Temporal variation in environmental variables is well known to drive changes in vital rates and yet process-based models rarely improve forecasting horizons relative to simple statistical approaches. In part, this is likely due to plastic changes in morphology, physiology, and behavior that cause vital rates to stray from their predicted relationship (e.g. a reaction-norm) when environmental variation occurs on short-time scales. Using the model organism Chlamydomonas reinhardtii and other cosmopolitan algae, we have been investigating the importance of thermal acclimation – a particular form of reversible phenotypic plasticity – to improving forecasts of population growth and other ecological patterns. We have demonstrated that thermal acclimation can have a large impact when plasticity is gradual relative to the rate of environmental change (Kremer et al. 2018).

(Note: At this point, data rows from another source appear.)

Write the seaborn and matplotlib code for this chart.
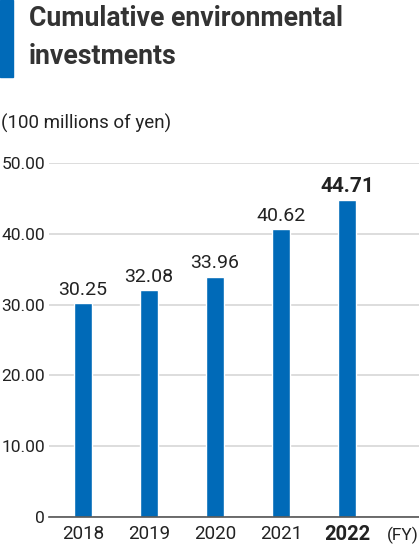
import matplotlib
matplotlib.use("Agg")
import matplotlib.pyplot as plt
import matplotlib.patches as mpatches
import seaborn as sns
import pandas as pd

# Data
years = ["2018", "2019", "2020", "2021", "2022"]
investments = [30.25, 32.08, 33.96, 40.62, 44.71]
y_ticks = [0, 10, 20, 30, 40, 50]
y_tick_labels = ["0", "10.00", "20.00", "30.00", "40.00", "50.00"]

df = pd.DataFrame({"year": years, "value": investments})

sns.set_style("white")
plt.rcParams["font.family"] = ["Roboto", "DejaVu Sans"]

bar_color = "#006AB8"
text_color = "#222222"

fig = plt.figure(figsize=(4.19, 5.46), dpi=100)
ax = fig.add_axes([0.117, 0.0531, 0.883, 0.6484])

sns.barplot(data=df, x="year", y="value", color=bar_color, width=0.27,
            saturation=1, ax=ax)

ax.set_xlim(-0.515, 5.09)
ax.set_ylim(0, 50)
ax.set_yticks(y_ticks)
ax.set_yticklabels(y_tick_labels)
ax.set_xlabel("")
ax.set_ylabel("")
ax.yaxis.grid(True, color="#dddddd", linewidth=1.4)
ax.set_axisbelow(True)
for s in ["top", "right", "left"]:
    ax.spines[s].set_visible(False)
ax.spines["bottom"].set_color("#555555")
ax.spines["bottom"].set_linewidth(1.2)
ax.tick_params(axis="both", length=0, colors=text_color)
ax.tick_params(axis="y", pad=3)
ax.tick_params(axis="x", pad=6)
for lbl in ax.get_yticklabels():
    lbl.set_fontsize(12.5)
xl = ax.get_xticklabels()
for lbl in xl:
    lbl.set_fontsize(13.5)
xl[-1].set_fontweight("bold")
xl[-1].set_fontsize(14.5)

# Value labels
for i, v in enumerate(investments):
    last = i == len(investments) - 1
    ax.annotate(f"{v:.2f}", (i, v), xytext=(0, 3), textcoords="offset points",
                ha="center", va="bottom", color=text_color,
                fontsize=15 if last else 14,
                fontweight="bold" if last else "normal")

# (FY) label
fig.text(403 / 419, 1 - 535 / 546, "(FY)", ha="center", va="center",
         fontsize=12.5, color=text_color)

# Title block
fig.patches.append(mpatches.Rectangle((0, 1 - 77 / 546), 13 / 419, 77 / 546,
                                      transform=fig.transFigure, color=bar_color,
                                      zorder=5))
fig.text(29 / 419, 1 - 19 / 546, "Cumulative environmental", ha="left", va="center",
         fontsize=19.2, fontweight="bold", color="#333333")
fig.text(29 / 419, 1 - 57 / 546, "investments", ha="left", va="center",
         fontsize=19.2, fontweight="bold", color="#333333")
fig.text(0.002, 1 - 123 / 546, "(100 millions of yen)", ha="left", va="center",
         fontsize=13.5, color=text_color)

fig.savefig("out.png", dpi=100)
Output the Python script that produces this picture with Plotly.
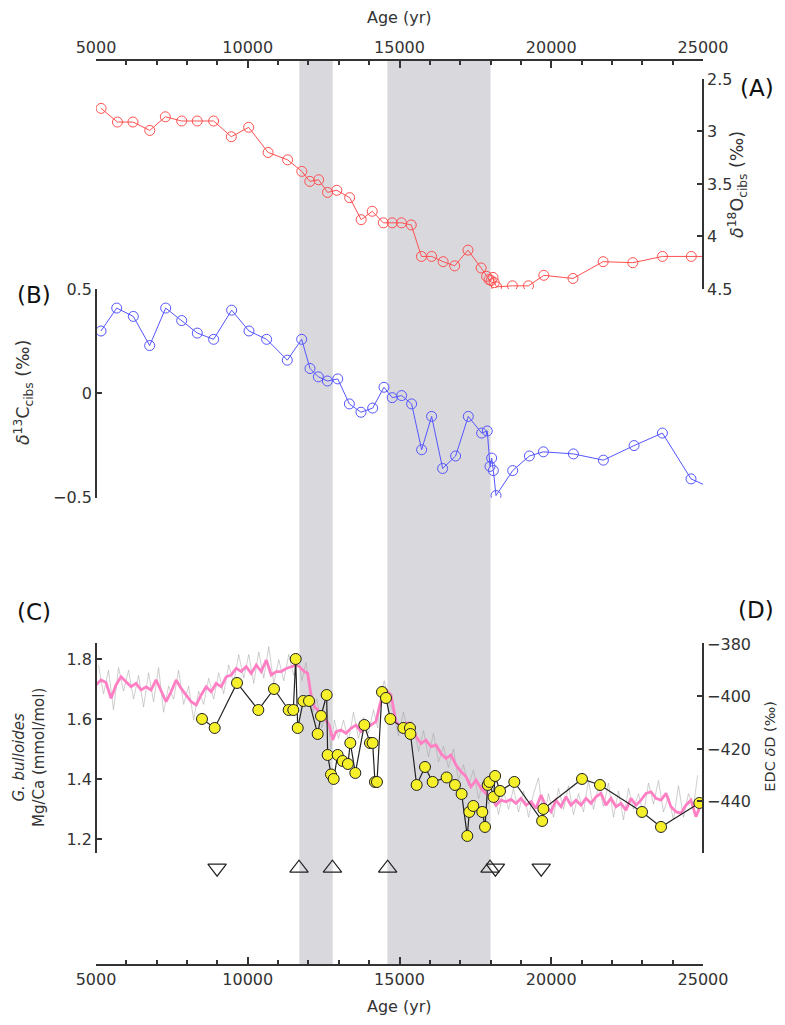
import plotly.graph_objects as go

# ---------------- data ----------------
# (A) benthic d18O (Cibicidoides)
d18o_age = [5167, 5707, 6218, 6773, 7284, 7824, 8335, 8875, 9459, 10029, 10671, 11314,
            11781, 12044, 12336, 12628, 12934, 13358, 13737, 14102, 14467, 14759, 15066,
            15387, 15723, 16059, 16438, 16818, 17256, 17690, 17870, 17950, 18020, 18080,
            18120, 18200, 18720, 19250, 19755, 20716, 21709, 22687, 23665, 24614, 25300]
d18o = [2.78, 2.91, 2.91, 2.99, 2.86, 2.90, 2.90, 2.90, 3.05, 2.96, 3.20, 3.27,
        3.38, 3.475, 3.46, 3.58, 3.56, 3.63, 3.84, 3.76, 3.87, 3.87, 3.87,
        3.89, 4.19, 4.19, 4.24, 4.28, 4.13, 4.30, 4.38, 4.41, 4.42, 4.39,
        4.44, 4.48, 4.47, 4.47, 4.37, 4.40, 4.24, 4.25, 4.19, 4.19, 4.19]

# (B) benthic d13C (Cibicidoides)
d13c_age = [5165, 5682, 6230, 6768, 7296, 7823, 8338, 8876, 9469, 10041, 10623, 11303,
            11777, 12051, 12326, 12624, 12965, 13349, 13731, 14116, 14489, 14760, 15070,
            15399, 15729, 16058, 16421, 16849, 17267, 17706, 17892, 17982, 18037, 18092,
            18180, 18730, 19279, 19741, 20730, 21718, 22729, 23663, 24605, 25300]
d13c = [0.30, 0.41, 0.37, 0.23, 0.41, 0.35, 0.29, 0.26, 0.40, 0.30, 0.26, 0.16,
        0.26, 0.12, 0.08, 0.06, 0.07, -0.05, -0.09, -0.07, 0.03, -0.02, -0.01,
        -0.05, -0.27, -0.11, -0.36, -0.30, -0.11, -0.19, -0.18, -0.35, -0.31, -0.37,
        -0.49, -0.37, -0.30, -0.28, -0.29, -0.32, -0.25, -0.19, -0.41, -0.455]

# (C) G. bulloides Mg/Ca
mgca_age = [8493, 8911, 9646, 10349, 10865, 11349, 11501, 11580, 11646, 11831, 12018,
            12304, 12414, 12600, 12633, 12743, 12831, 12962, 13127, 13300, 13380, 13544,
            13841, 14028, 14115, 14192, 14258, 14423, 14555, 14697, 15126, 15345, 15360,
            15565, 15840, 16092, 16553, 16828, 17047, 17234, 17300, 17432, 17728, 17817,
            17906, 17960, 18100, 18150, 18311, 18783, 19700, 19740, 21013, 21606, 22990,
            23616, 24879]
mgca = [1.60, 1.57, 1.72, 1.63, 1.70, 1.63, 1.63, 1.80, 1.57, 1.66, 1.66,
        1.55, 1.61, 1.68, 1.48, 1.415, 1.40, 1.48, 1.46, 1.45, 1.52, 1.42,
        1.58, 1.52, 1.52, 1.39, 1.39, 1.69, 1.67, 1.60, 1.57, 1.57, 1.55,
        1.38, 1.44, 1.39, 1.405, 1.38, 1.35, 1.21, 1.29, 1.31, 1.29, 1.24,
        1.38, 1.39, 1.34, 1.41, 1.36, 1.39, 1.26, 1.30, 1.40, 1.38, 1.29,
        1.24, 1.32]

# (D) EDC dD, smoothed (pink)
edc_age = [5000, 5165, 5330, 5495, 5660, 5825, 5990, 6155, 6320, 6485, 6650, 6815, 6980,
           7145, 7310, 7475, 7640, 7805, 7970, 8135, 8300, 8465, 8630, 8795, 8960, 9125,
           9290, 9455, 9620, 9785, 9950, 10115, 10280, 10445, 10610, 10775, 10940, 11105,
           11270, 11435, 11600,
           11700, 11865, 11975, 12084, 12194, 12359, 12523, 12688, 12798, 12908, 13072,
           13237, 13402, 13566, 13731, 13896, 14060, 14225, 14335, 14445, 14554, 14719,
           14884, 15049, 15213, 15378, 15543, 15708, 15872, 16037, 16202, 16366, 16531,
           16696, 16860, 17025, 17190, 17354, 17519, 17684, 17848, 18013,
           18180, 18345, 18509, 18674, 18839, 19004, 19168, 19333, 19498, 19662, 19827,
           19992, 20156, 20321, 20486, 20650, 20815, 20980, 21145, 21309, 21474, 21639,
           21803, 21968, 22133, 22297, 22462, 22627, 22792, 22956, 23121, 23286, 23450,
           23615, 23780, 23945, 24109, 24274, 24439, 24603, 24768, 24878]
edc_dD = [-395.6, -393.7, -394.7, -400.7, -395.6, -392.5, -394.4, -396.3, -395.0, -397.5,
          -396.3, -397.5, -393.7, -398.2, -402.0, -398.2, -393.7, -396.9, -399.4, -402.0,
          -403.2, -399.4, -396.3, -398.2, -395.0, -396.3, -392.5, -391.8, -389.3, -390.5,
          -388.6, -391.2, -388.0, -390.5, -386.1, -391.8, -390.5, -390.5, -389.3, -388.6,
          -388.0,
          -388.6, -390.5, -391.2, -399.4, -403.9, -405.8, -408.3, -410.9, -416.6, -413.4,
          -412.8, -414.0, -412.1, -410.9, -413.4, -412.1, -410.9, -409.6, -403.9, -399.4,
          -397.5, -399.4, -409.6, -411.5, -410.2, -410.2, -415.3, -417.9, -416.6, -419.1,
          -418.5, -421.7, -423.6, -422.3, -426.1, -428.6, -430.5, -434.4, -431.8, -435.0,
          -436.9, -438.2,
          -441.4, -439.5, -440.1, -439.2, -440.7, -438.8, -441.4, -440.1, -442.6, -437.6,
          -442.0, -443.9, -439.5, -442.0, -438.2, -441.4, -439.5, -441.4, -438.8, -440.7,
          -438.2, -436.9, -441.4, -438.8, -442.0, -440.7, -443.3, -438.8, -441.4, -439.5,
          -436.9, -436.3, -438.8, -439.5, -436.9, -442.0, -443.9, -444.5, -441.4, -439.5,
          -445.8, -442.6]

# EDC dD, raw (grey)
edc_raw_age = [5082, 5247, 5412, 5577, 5742, 5907, 6072, 6237, 6402, 6567, 6732, 6897, 7062,
               7227, 7392, 7557, 7722, 7887, 8052, 8217, 8382, 8547, 8712, 8877, 9042, 9207,
               9372, 9537, 9702, 9867, 10032, 10197, 10362, 10527, 10692, 10857, 11022, 11187,
               11352, 11517, 11650, 11782, 11920, 12030, 12140, 12276, 12441, 12605, 12743,
               12853, 12990, 13155, 13320, 13484, 13649, 13814, 13978, 14143, 14280, 14390,
               14500, 14637, 14800, 14967, 15131, 15296, 15460, 15625, 15790, 15955, 16120,
               16284, 16449, 16614, 16778, 16943, 17108, 17272, 17437, 17602, 17766, 17930,
               18097, 18262, 18427, 18592, 18757, 18922, 19086, 19251, 19416, 19580, 19745,
               19910, 20074, 20239, 20404, 20568, 20733, 20898, 21063, 21227, 21392, 21557,
               21721, 21886, 22051, 22215, 22380, 22545, 22710, 22874, 23039, 23204, 23368,
               23533, 23698, 23862, 24027, 24192, 24357, 24521, 24686, 24823]
edc_raw = [-388, -399, -390, -405, -389, -398, -390, -401, -392, -404, -391, -402, -389,
           -406, -396, -401, -390, -403, -396, -409, -398, -403, -393, -401, -391, -399,
           -388, -395, -384, -393, -384, -395, -383, -393, -381, -395, -386, -394,
           -384, -392, -384, -394, -387, -396, -406, -401, -412, -405, -420,
           -409, -416, -409, -417, -406, -416, -408, -414, -405, -412, -399,
           -394, -402, -406, -415, -406, -414, -411, -421, -413, -423, -414,
           -425, -419, -427, -420, -432, -426, -434, -428, -439, -432, -441,
           -435, -445, -436, -443, -435, -444, -436, -446, -437, -431, -447,
           -437, -446, -435, -443, -434, -445, -437, -444, -432, -443, -434,
           -442, -433, -446, -436, -447, -435, -443, -437, -445, -433, -441,
           -432, -444, -438, -447, -434, -446, -437, -442, -430]

# age-model tie points (up: open up-triangles, down: open down-triangles)
tie_up_age = [11689, 12790, 14610, 17982]
tie_down_age = [8990, 18160, 19670]
tie_row = 0.107

shade_ranges = [(11700, 12800), (14600, 18000)]
age_ticks = [5000, 10000, 15000, 20000, 25000]
age_ticklabels = ["5000", "10000", "15000", "20000", "25000"]

# ---------------- figure ----------------
FONT = "DejaVu Sans"
AX = "#333333"
fig = go.Figure()

fig.add_trace(go.Scatter(x=edc_raw_age, y=edc_raw, xaxis="x", yaxis="y3", mode="lines",
                         line=dict(color="rgba(160,160,160,0.5)", width=1), hoverinfo="skip"))
fig.add_trace(go.Scatter(x=edc_age, y=edc_dD, xaxis="x", yaxis="y3", mode="lines",
                         line=dict(color="#ff7fc4", width=2.8)))
fig.add_trace(go.Scatter(x=d18o_age, y=d18o, xaxis="x", yaxis="y", mode="lines+markers",
                         line=dict(color="#ff5050", width=1),
                         marker=dict(symbol="circle-open", size=10, color="#ff5050",
                                     line=dict(width=1))))
fig.add_trace(go.Scatter(x=d13c_age, y=d13c, xaxis="x", yaxis="y2", mode="lines+markers",
                         line=dict(color="#5555ff", width=1),
                         marker=dict(symbol="circle-open", size=10, color="#5555ff",
                                     line=dict(width=1))))
fig.add_trace(go.Scatter(x=mgca_age, y=mgca, xaxis="x", yaxis="y4", mode="lines+markers",
                         line=dict(color="#222222", width=1.2),
                         marker=dict(symbol="circle", size=11, color="#f6f02a",
                                     line=dict(color="#222222", width=1))))
fig.add_trace(go.Scatter(x=tie_up_age, y=[tie_row] * len(tie_up_age), xaxis="x", yaxis="y5",
                         mode="markers", cliponaxis=False,
                         marker=dict(symbol="triangle-up-open", size=16, color="#222222",
                                     line=dict(width=1.2))))
fig.add_trace(go.Scatter(x=tie_down_age, y=[tie_row] * len(tie_down_age), xaxis="x", yaxis="y5",
                         mode="markers", cliponaxis=False,
                         marker=dict(symbol="triangle-down-open", size=16, color="#222222",
                                     line=dict(width=1.2))))
# dummy trace for the top axis
fig.add_trace(go.Scatter(x=[5000, 25000], y=[None, None], xaxis="x2", yaxis="y5",
                         mode="lines", hoverinfo="skip"))

for a, b in shade_ranges:
    fig.add_shape(type="rect", xref="x", yref="paper", x0=a, x1=b, y0=0, y1=1,
                  fillcolor="#d9d8dd", line=dict(width=0), layer="below")

tickfont = dict(family=FONT, size=16, color=AX)
xcommon = dict(range=[5000, 25000], tickvals=age_ticks, ticktext=age_ticklabels,
               ticks="inside", ticklen=7, tickwidth=1.5, tickcolor=AX, automargin=False,
               showline=True, linecolor=AX, linewidth=1.8, showgrid=False, zeroline=False,
               tickfont=tickfont,
               minor=dict(ticks="inside", ticklen=4, tickwidth=1.5, tickcolor=AX, dtick=1000,
                          showgrid=False))
ycommon = dict(ticks="inside", ticklen=5, tickwidth=1.5, tickcolor=AX, showline=True,
               automargin=False, linecolor=AX, linewidth=1.8, showgrid=False, zeroline=False,
               tickfont=tickfont)

# the page body has an 8 px margin: the figure is sized so that it fills the window exactly
fig.update_layout(
    width=777, height=1009,
    margin=dict(l=88, r=82, t=52, b=52, autoexpand=False),
    paper_bgcolor="white", plot_bgcolor="white",
    showlegend=False,
    font=dict(family=FONT, color=AX),
    xaxis=dict(**xcommon, domain=[0, 1], anchor="free", position=0),
    xaxis2=dict(**xcommon, overlaying="x", side="top", anchor="free", position=1),
    yaxis=dict(**ycommon, domain=[0.747, 0.979], range=[4.5, 2.5], anchor="free", position=1,
               side="right", tickvals=[2.5, 3, 3.5, 4, 4.5]),
    yaxis2=dict(**ycommon, domain=[0.5164, 0.7466], range=[-0.5, 0.5], anchor="free", position=0,
                side="left", tickvals=[-0.5, 0, 0.5]),
    yaxis3=dict(**ycommon, domain=[0.1238, 0.3558], range=[-459.62, -379.62], anchor="free",
                position=1, side="right", tickvals=[-460, -440, -420, -400, -380]),
    yaxis4=dict(**ycommon, overlaying="y3", range=[1.1533, 1.8533], anchor="free", position=0,
                side="left", tickvals=[1.2, 1.4, 1.6, 1.8]),
    yaxis5=dict(domain=[0, 0.12], range=[0, 0.12], visible=False, fixedrange=True),
)

ann = []
tfont_big = dict(family=FONT, size=17.5, color=AX)
tfont = dict(family=FONT, size=15, color=AX)
ann.append(dict(text="Age (yr)", x=0.5, y=1.0475, font=dict(family=FONT, size=16, color=AX)))
ann.append(dict(text="Age (yr)", x=0.5, y=-0.0464, font=dict(family=FONT, size=16, color=AX)))
ann.append(dict(text="<i>δ</i><sup>18</sup>O<sub>cibs</sub> (‰)", x=1.0577, y=0.862,
                textangle=-90, font=tfont_big))
ann.append(dict(text="<i>δ</i><sup>13</sup>C<sub>cibs</sub> (‰)", x=-0.1203, y=0.633,
                textangle=-90, font=tfont_big))
ann.append(dict(text="<i>G. bulloides</i><br>Mg/Ca (mmol/mol)", x=-0.110, y=0.229,
                textangle=-90, font=tfont))
ann.append(dict(text="EDC <i>δ</i>D (‰)", x=1.110, y=0.241, textangle=-90,
                font=dict(family=FONT, size=14.5, color=AX)))
pfont = dict(family=FONT, size=23, color="#111111")
for lab, x, y in [("(A)", 1.089, 0.969), ("(B)", -0.102, 0.740), ("(C)", -0.102, 0.390),
                  ("(D)", 1.087, 0.392)]:
    ann.append(dict(text=lab, x=x, y=y, font=pfont))
for a in ann:
    a.update(xref="paper", yref="paper", showarrow=False, xanchor="center", yanchor="middle")
fig.update_layout(annotations=ann)

fig.write_html("out.html")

Furthermore, we have demonstrated that gradual plasticity can lead to a non-intuitive reduction in population growth during acclimation, suggesting an important interplay between thermal acclimation and another hidden dimension. We are currently developing experiments to reveal the mechanistic basis for these findings.  

 

In concert with the above, we have developed and tested a framework for including gradual plasticity in forecasts of population growth (Fey et al. in revision). This framework uses a dynamic model to explore a three-dimensional landscape (parameterized from detailed experiments) describing the response of population growth rate to the current temperature and phenotypic (acclimated) state. This model outperforms all alternative models and presents an important first step in extending the forecasting horizon. Given that population dynamics are intermediary to community processes, such as species interactions, invasion, and coexistence, acclimation (and phenotypic plasticity in general) has the potential to the foundation on which the current understanding of community ecology is built. Future work in this area will continue to examine the ecological impacts of thermal variation.  

 

iii) The ecological consequences of individual variation

 

Mounting evidence that ecological and evolutionary changes can occur on concurrent timescales has provided a fresh set of ideas and tools for addressing classical problems in ecology. Over the past two decades, there has been a surge in experimental and theoretical work addressing how selection on individuals for certain traits can alter the adaptive landscape via feedbacks on ecology (including my work: Fox and Vasseur 2008; Vasseur and Fox 2011; Vasseur et al. 2011). However, much of this work failed to recognize that the individual variation on which selection acts can itself have important impacts on ecology.  

 

After contributing to a major review paper in this area (Bolnick et al. 2011), I have focused my work in this area toward the impact of individual variation on the coexistence of competing species. Here, disagreement exists between empirical work citing the benefits of individual variation for coexistence, and theoretical work which has shown mixed support but incorporated a wide range of different assumptions (e.g. Holdridge and Vasseur, in review). To help resolve this disagreement we have developed a systematic framework for synthesizing the impact of intraspecific variation on coexistence and applied it to all previously published theoretical models (Simon and Vasseur, in review).  In general, we show that intraspecific variation tends to degrade the stabilizing mechanisms that support coexistence, and that positive-result bias has likely led to a focus on special cases rather than general results.